The ultimate comfort food, beef and Guinness stew is pretty much exactly what it sounds like: a hearty stew made from beef and vegetables and of course, the beer! The stew simmers in Guinness so the beef will soak up the beer’s malty flavor.

Corned beef and cabbage is another Irish specialty. Similar to its name, the corned beef is stewed with cabbage and other vegetables for a delicious St. Patty’s Day meal.

Fish and chips is common in Ireland and the UK, and is fried fish with french fries. If you’re looking for actual potato chips, those are called crisps over on this side of the pond.
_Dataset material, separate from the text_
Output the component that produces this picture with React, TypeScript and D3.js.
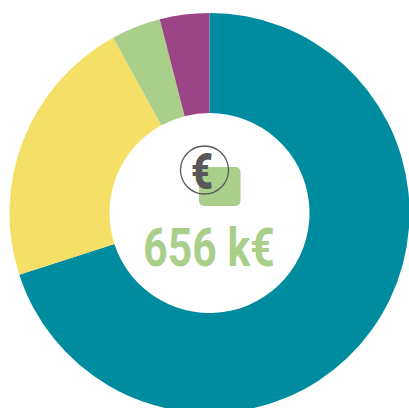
import React from "react";
import * as d3 from "d3";

const categories = ["A", "B", "C", "D"];
const shares = [70, 22, 4, 4];
const colors = ["#008c9f", "#f5df67", "#a9cf8b", "#9c4586"];
const totalLabel = "656 k€";
const iconLabel = "€";

export default function App() {
  const pie = d3.pie<number>().sort(null).value((d) => d)(shares);
  const arc = d3.arc<d3.PieArcDatum<number>>().innerRadius(100).outerRadius(200);
  return (
    <svg width={409} height={408} style={{ position: "fixed", left: 0, top: 0, background: "#fff" }}>
      <g transform="translate(209.5,213)">
        {pie.map((p, i) => (
          <path key={categories[i]} d={arc(p) ?? ""} fill={colors[i]} />
        ))}
      </g>
      <rect x={199} y={167} width={41.5} height={39} rx={5} fill="#a9cf8b" />
      <circle cx={204.5} cy={170} r={24} fill="none" stroke="#58585a" strokeWidth={1.3} />
      <text
        transform="translate(202,188.5) scale(0.76,1)"
        textAnchor="middle"
        fontFamily="Roboto, sans-serif"
        fontWeight={900}
        fontSize={50}
        fill="#58585a"
      >
        {iconLabel}
      </text>
      <text
        transform="translate(209,266) scale(0.79,1)"
        textAnchor="middle"
        fontFamily="Roboto, sans-serif"
        fontWeight={700}
        fontSize={54}
        fill="#a9cf8b"
      >
        {totalLabel}
      </text>
    </svg>
  );
}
The blue mussel is local to Ireland and is commonly eaten around the coastal areas, where the shellfish are caught fresh and steamed up to eat. The best season for this is autumn — that’s when mussels are found in abundance along the Irish shores.

When to Go

Although Ireland’s climate is typically temperate, summer brings the warmest temps. However, prices will be higher and the country will be more crowded with tourists. Fall is an ideal time to visit, when the weather is still mild but prices are reasonable. Of course, spending St. Patrick’s Day in Dublin (or anywhere else in Ireland) is an epic adventure, but be prepared for a steep increase in prices and many visitors.